Other November macroeconomic figures released earlier this week also indicated improvement in the Chinese economy, including eased import contraction, a pickup in consumer inflation and higher-than-expected new yuan loans.
NBS spokesperson Sheng Laiyun said on Friday that the economy's improvement is being helped by growth-stabilizing policies and that it is on track to meet an official growth target of around 7 percent this year.
Sheng cited accelerating retail sales and growth in November's non-manufacturing producer managers' index as encouraging.
China's economy expanded 6.9 percent year on year in the third quarter of 2015, the lowest quarterly growth in six years.
But employment remained sound, income growth outpaced GDP growth, and grain output increased for a 12th straight year, all of which Sheng said provided support for China to reach its annual growth target.
The main worry lies in the prolonged weakness in the property sector, which has been a significant supporting force for China's economic growth.
Real estate investment rose just 1.3 percent year on year in the first 11 months, compared with the 2-percent growth for the Jan.-Oct. period.
That was a sharp retreat from the 10.5-percent growth recorded in 2014 and the 19.8-percent gain in 2013.
Overall, the Chinese property market remained sluggish in 2015 due to weak demand and a supply glut, prompting authorities to take easing measures, including interest rate cuts, reducing down payments and scrapping home-purchase restrictions.
But destocking pressure persists.
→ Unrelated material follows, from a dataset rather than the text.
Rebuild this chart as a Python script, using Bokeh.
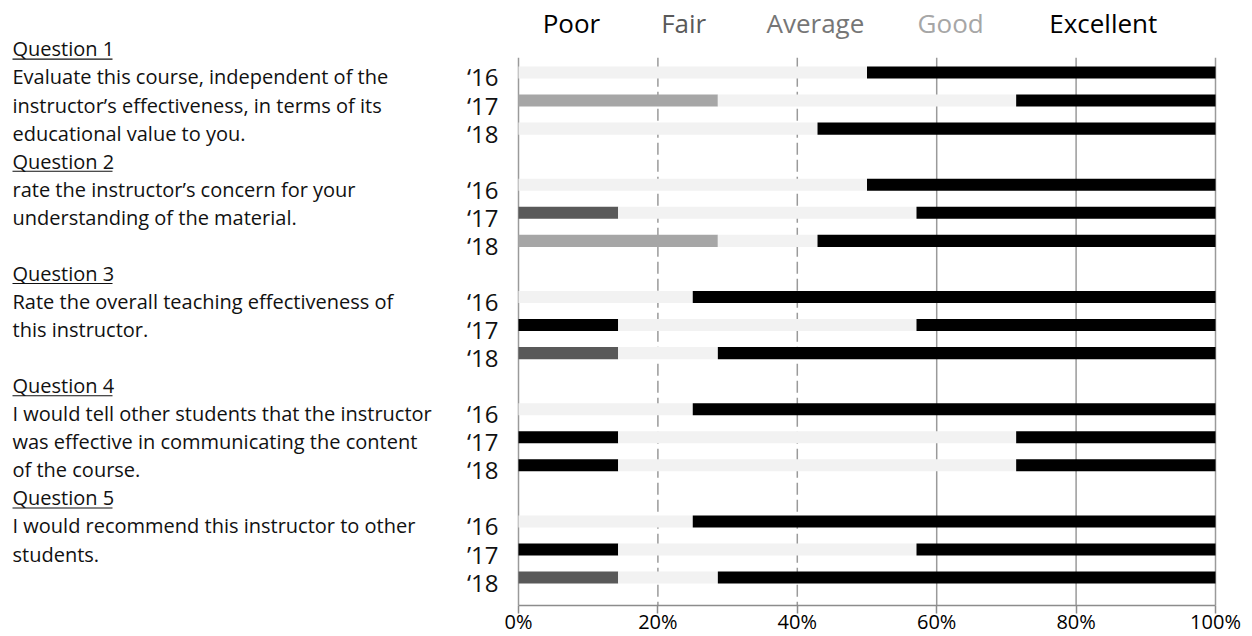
from bokeh.plotting import figure
from bokeh.models import ColumnDataSource, Range1d, FixedTicker, PrintfTickFormatter
from bokeh.core.properties import value
from bokeh.embed import file_html
from bokeh.resources import INLINE

# ---------------- data ----------------
questions = ["Question 1", "Question 2", "Question 3", "Question 4", "Question 5"]
descriptions = [
    ["Evaluate this course, independent of the",
     "instructor\u2019s effectiveness, in terms of its",
     "educational value to you."],
    ["rate the instructor\u2019s concern for your",
     "understanding of the material."],
    ["Rate the overall teaching effectiveness of",
     "this instructor."],
    ["I would tell other students that the instructor",
     "was effective in communicating the content",
     "of the course."],
    ["I would recommend this instructor to other",
     "students."],
]
year_labels = ["\u201816", "\u201817", "\u201818",
               "\u201816", "\u201817", "\u201818",
               "\u201816", "\u201817", "\u201818",
               "\u201816", "\u201817", "\u201818",
               "\u201816", "\u201917", "\u201818"]
ratings = ["Poor", "Fair", "Average", "Good", "Excellent"]
poor      = [0, 0, 0,    0, 0, 0,       0, 14.3, 0,     0, 14.3, 14.3,  0, 14.3, 0]
fair      = [0, 0, 0,    0, 14.3, 0,    0, 0, 14.3,     0, 0, 0,        0, 0, 14.3]
average   = [0, 28.6, 0, 0, 0, 28.6,    0, 0, 0,        0, 0, 0,        0, 0, 0]
good      = [50, 42.8, 42.9, 50, 42.8, 14.3, 25, 42.8, 14.3, 25, 57.1, 57.1, 25, 42.8, 14.3]
excellent = [50, 28.6, 57.1, 50, 42.9, 57.1, 75, 42.9, 71.4, 75, 28.6, 28.6, 75, 42.9, 71.4]
x_ticks = [0, 20, 40, 60, 80, 100]

# ---------------- styles / layout ----------------
bar_colors = ["#000000", "#595959", "#a6a6a6", "#f2f2f2", "#000000"]
legend_colors = ["#000000", "#595959", "#767676", "#a6a6a6", "#000000"]
legend_x = [7.6, 23.7, 42.6, 62.0, 83.9]
FONT = "Open Sans"
TXT_SHIFT = 0.16

W, H_FRAME = 1252, 605
PX0, PX100 = 518, 1215
ppu = (PX100 - PX0) / 100.0
ROW0, ROWPX = 72, 28.06

x_start = -PX0 / ppu
x_end = (W - PX0) / ppu
y_top = -ROW0 / ROWPX
y_bot = (H_FRAME - ROW0) / ROWPX

# row positions: each question group occupies 4 rows (3 bars + gap)
rows = [4 * g + r for g in range(5) for r in range(3)]

p = figure(frame_width=W, frame_height=H_FRAME, output_backend="svg",
           toolbar_location=None, x_range=Range1d(x_start, x_end),
           y_range=Range1d(y_bot, y_top), y_axis_location=None,
           min_border=0, min_border_bottom=20, min_border_left=0,
           min_border_right=0, min_border_top=0)
p.outline_line_color = None
p.xgrid.visible = False
p.ygrid.visible = False
p.background_fill_color = "white"
p.border_fill_color = "white"

# gridlines (behind bars)
grid_top = -0.53
solid = [t for t in x_ticks if t not in (20, 40)]
dashed = [20, 40]
p.segment(x0=solid, x1=solid, y0=[grid_top] * len(solid), y1=[y_bot] * len(solid),
          line_color="#9a9a9a", line_width=1.5)
p.segment(x0=dashed, x1=dashed, y0=[grid_top] * 2, y1=[y_bot] * 2,
          line_color="#9a9a9a", line_width=1.5, line_dash="12 5")

# stacked bars
src = ColumnDataSource(dict(row=rows, Poor=poor, Fair=fair, Average=average,
                            Good=good, Excellent=excellent))
p.hbar_stack(ratings, y="row", height=0.43, color=bar_colors, source=src,
             line_color=None)

# x axis
ax = p.xaxis[0]
ax.ticker = FixedTicker(ticks=x_ticks)
ax.bounds = (0, 100)
ax.formatter = PrintfTickFormatter(format="%d%%")
ax.axis_line_color = "#8c8c8c"
ax.axis_line_width = 1.5
ax.major_tick_line_color = "#8c8c8c"
ax.major_tick_line_width = 1.5
ax.major_tick_in = 0
ax.major_tick_out = 8
ax.minor_tick_line_color = None
ax.major_label_text_font = FONT
ax.major_label_text_font_size = "20px"
ax.major_label_text_color = "#000000"
ax.major_label_standoff = -6

# legend (top)
p.text(x=legend_x, y=[-1.78] * 5, text=ratings, text_font=value(FONT),
       text_font_size="26px", text_color=legend_colors, text_align="center",
       text_baseline="middle")

# year labels
p.text(x=[-2.87] * len(rows), y=[r + TXT_SHIFT for r in rows], text=year_labels,
       text_font=value(FONT), text_font_size="24px", text_color="#111111",
       text_align="right", text_baseline="middle")

# question headers and descriptions
left_x = (12 - PX0) / ppu
hx, hy, dx, dy, dt = [], [], [], [], []
for g, q in enumerate(questions):
    hx.append(left_x)
    hy.append(4 * g - 1 + TXT_SHIFT)
    for i, line in enumerate(descriptions[g]):
        dx.append(left_x)
        dy.append(4 * g + i + TXT_SHIFT)
        dt.append(line)
p.text(x=hx, y=hy, text=questions, text_font=value(FONT), text_font_size="20px",
       text_color="#111111", text_baseline="middle")
p.text(x=dx, y=dy, text=dt, text_font=value(FONT), text_font_size="20px",
       text_color="#111111", text_baseline="middle")
ul_w = 100 / ppu
p.segment(x0=hx, x1=[v + ul_w for v in hx], y0=[v + 0.36 for v in hy],
          y1=[v + 0.36 for v in hy], line_color="#111111", line_width=1.2)

open("out.html", "w").write(file_html(p, INLINE))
Unsold homes nationwide hit a record 686.3 million square meters at the end of October, up 17.8 percent from a year earlier, according to official figures.
Wang Tao, a UBS economist, called a more prolonged property destocking process "the biggest downside risk" for China's growth.
The knock-on effect of a property construction downshift would continue to spread through the rest of the Chinese economy for the next two years, dampening demand for commodities and machinery, Wang said in a research note last month.